I dreamed I was walking along the beach
with the Lord..

Across the sky flashed scenes from my life..
For each scene, I noticed two sets of
footprints in the sand,
one belonging to me, and the other to the Lord..

When the last scene of my life flashed before me,
I looked back at the footprints in the sand.
I noticed that many times along the path of my life
there was only one set of footprints.
I also noticed that it happened at the very lowest
and saddest times in my life.

This really bothered me
and I questioned the Lord about it:
"Lord, you said that once I decided to follow you,
you'd walk with me all the way.
But I have noticed that during the most
troublesome times in my life
there is only one set of footprints.
I don't understand why
when I need you most you would leave me."

The Lord replied:
"My precious child, I love you and would
never leave you.
During your times of trial and suffering,
when you see only one set of footprints, it was then
that I carried you."

I don't think I need to explain that any further :) The second thing that I shared was from Mosiah 24:12-15. It's definitely worth looking up so I'll let you do that :) I just want you to know that I know that as we put the gospel first in our lives, we will be led to where we need to be. As we rely on the Savior and let Him carry us through our trials we will become much more than we ever could become on our own. I love my Savior and I'm thankful for this trial, because without it my testimony wouldn't have grown as I needed it to.

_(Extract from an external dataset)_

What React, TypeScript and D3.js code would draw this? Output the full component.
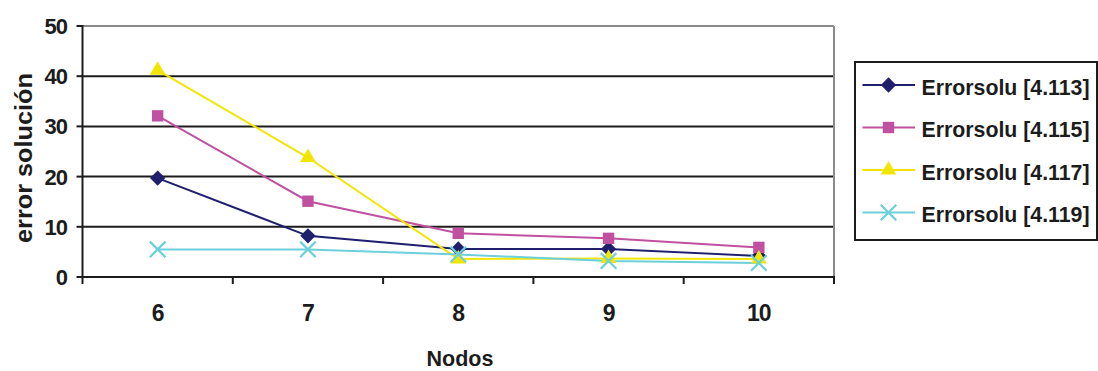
import React from "react";
import * as d3 from "d3";

// Number of nodes on the x axis
const nodos: string[] = ["6", "7", "8", "9", "10"];

// Solution error for each formula
const err4113: number[] = [19.7, 8.2, 5.6, 5.6, 4.2];
const err4115: number[] = [32.1, 15.1, 8.7, 7.7, 5.9];
const err4117: number[] = [41.2, 23.8, 3.6, 3.7, 3.6];
const err4119: number[] = [5.5, 5.5, 4.5, 3.2, 2.8];

const seriesNames: string[] = [
  "Errorsolu [4.113]",
  "Errorsolu [4.115]",
  "Errorsolu [4.117]",
  "Errorsolu [4.119]",
];

const yTicks: number[] = [0, 10, 20, 30, 40, 50];

const WIDTH = 1098;
const HEIGHT = 371;
const FONT = "'Liberation Sans', Arial, Helvetica, sans-serif";

type Series = {
  name: string;
  values: number[];
  color: string;
  symbol: d3.SymbolType;
  size: number;
  kind: "fill" | "cross";
};

const series: Series[] = [
  { name: seriesNames[0], values: err4113, color: "#1f1f6e", symbol: d3.symbolDiamond2, size: 150, kind: "fill" },
  { name: seriesNames[1], values: err4115, color: "#c050a0", symbol: d3.symbolSquare2, size: 165, kind: "fill" },
  { name: seriesNames[2], values: err4117, color: "#f2e600", symbol: d3.symbolTriangle2, size: 175, kind: "fill" },
  { name: seriesNames[3], values: err4119, color: "#6ccfdc", symbol: d3.symbolX, size: 160, kind: "cross" },
];

export default function App() {
  const plot = { left: 82.5, right: 834, top: 26, bottom: 277 };

  const x = d3.scaleBand<string>().domain(nodos).range([plot.left, plot.right]);
  const y = d3.scaleLinear().domain([0, 50]).range([plot.bottom, plot.top]);

  const cx = (c: string) => (x(c) ?? 0) + x.bandwidth() / 2;

  const line = d3
    .line<number>()
    .x((_, i) => cx(nodos[i]))
    .y((v) => y(v));

  const boundaries = [...nodos.map((c) => x(c) ?? 0), plot.right];

  const marker = (s: Series, px: number, py: number, key: string) => {
    const path = d3.symbol(s.symbol, s.size)() ?? "";
    return s.kind === "cross" ? (
      <path key={key} d={path} transform={`translate(${px},${py})`} fill="none" stroke={s.color} strokeWidth={2.2} />
    ) : (
      <path key={key} d={path} transform={`translate(${px},${py})`} fill={s.color} stroke="none" />
    );
  };

  const legend = { x: 855, y: 62, w: 242, h: 178, first: 85, step: 42.5 };

  return (
    <svg
      width={WIDTH}
      height={HEIGHT}
      style={{ position: "absolute", left: 0, top: 0, background: "#ffffff" }}
      fontFamily={FONT}
      fontWeight="bold"
    >
      {/* horizontal gridlines */}
      {yTicks
        .filter((t) => t > 0 && t < 50)
        .map((t) => (
          <line key={`g${t}`} x1={plot.left} x2={plot.right} y1={y(t)} y2={y(t)} stroke="#1c1c1c" strokeWidth={2} />
        ))}
      {/* plot frame: top and right in grey */}
      <line x1={plot.left} x2={plot.right} y1={y(50)} y2={y(50)} stroke="#8a8a8a" strokeWidth={2} />
      <line x1={plot.right} x2={plot.right} y1={plot.top} y2={plot.bottom} stroke="#8a8a8a" strokeWidth={2} />

      {/* y axis */}
      <line x1={plot.left} x2={plot.left} y1={plot.top - 1} y2={plot.bottom} stroke="#1c1c1c" strokeWidth={2} />
      {yTicks.map((t) => (
        <g key={`yt${t}`}>
          <line x1={plot.left - 6} x2={plot.left} y1={y(t)} y2={y(t)} stroke="#1c1c1c" strokeWidth={2} />
          <text x={67} y={y(t) + 8} textAnchor="end" fontSize={22} fill="#1c1c1c" letterSpacing={-1}>
            {t}
          </text>
        </g>
      ))}

      {/* x axis */}
      <line x1={plot.left - 1} x2={plot.right + 1} y1={plot.bottom} y2={plot.bottom} stroke="#1c1c1c" strokeWidth={2} />
      {boundaries.map((b, i) => (
        <line key={`xt${i}`} x1={b} x2={b} y1={plot.bottom} y2={plot.bottom + 7} stroke="#1c1c1c" strokeWidth={2} />
      ))}
      {nodos.map((c) => (
        <text key={`xl${c}`} x={cx(c)} y={320.5} textAnchor="middle" fontSize={23} fill="#1c1c1c" letterSpacing={-1}>
          {c}
        </text>
      ))}

      {/* series lines and markers */}
      {series.map((s) => (
        <path key={`l${s.name}`} d={line(s.values) ?? ""} fill="none" stroke={s.color} strokeWidth={2} />
      ))}
      {series.map((s) => s.values.map((v, i) => marker(s, cx(nodos[i]), y(v), `m${s.name}${i}`)))}

      {/* axis titles */}
      <text x={460} y={366} textAnchor="middle" fontSize={22} fill="#1c1c1c" textLength={67} lengthAdjust="spacingAndGlyphs">
        Nodos
      </text>
      <text
        transform={`translate(32,158) rotate(-90)`}
        textAnchor="middle"
        fontSize={24}
        fill="#1c1c1c"
        textLength={170}
        lengthAdjust="spacingAndGlyphs"
      >
        error solución
      </text>

      {/* legend */}
      <rect x={legend.x} y={legend.y} width={legend.w} height={legend.h} fill="#ffffff" stroke="#1c1c1c" strokeWidth={2} />
      {series.map((s, i) => {
        const ly = legend.first + i * legend.step;
        return (
          <g key={`lg${s.name}`}>
            <line x1={862.5} x2={915} y1={ly} y2={ly} stroke={s.color} strokeWidth={2} />
            {marker(s, 888.5, ly, `lm${i}`)}
            <text x={921.5} y={ly + 9.5} fontSize={21.5} fill="#1c1c1c" textLength={168} lengthAdjust="spacingAndGlyphs">
              {s.name}
            </text>
          </g>
        );
      })}
    </svg>
  );
}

Be an example of the believers! As I was reading in Matthew this week, I read Matthew 5:14-16. We were given the light of the gospel to share it, not to hide it! Everything we do (be thou an example of the believers in word, in conversation..) should share the light of the gospel with it. So anyway, thank you for what you shared! Your testimony has always strengthened mine and I'm so blessed to have you in my life. I love you!! :)"

Street soccer!

Friends :)

Reviewing what they are teaching

Leaf bug!

When you run out of tp...

I'm thankful every day for him and his testimony. Even thousands of miles away he continues to bless my life!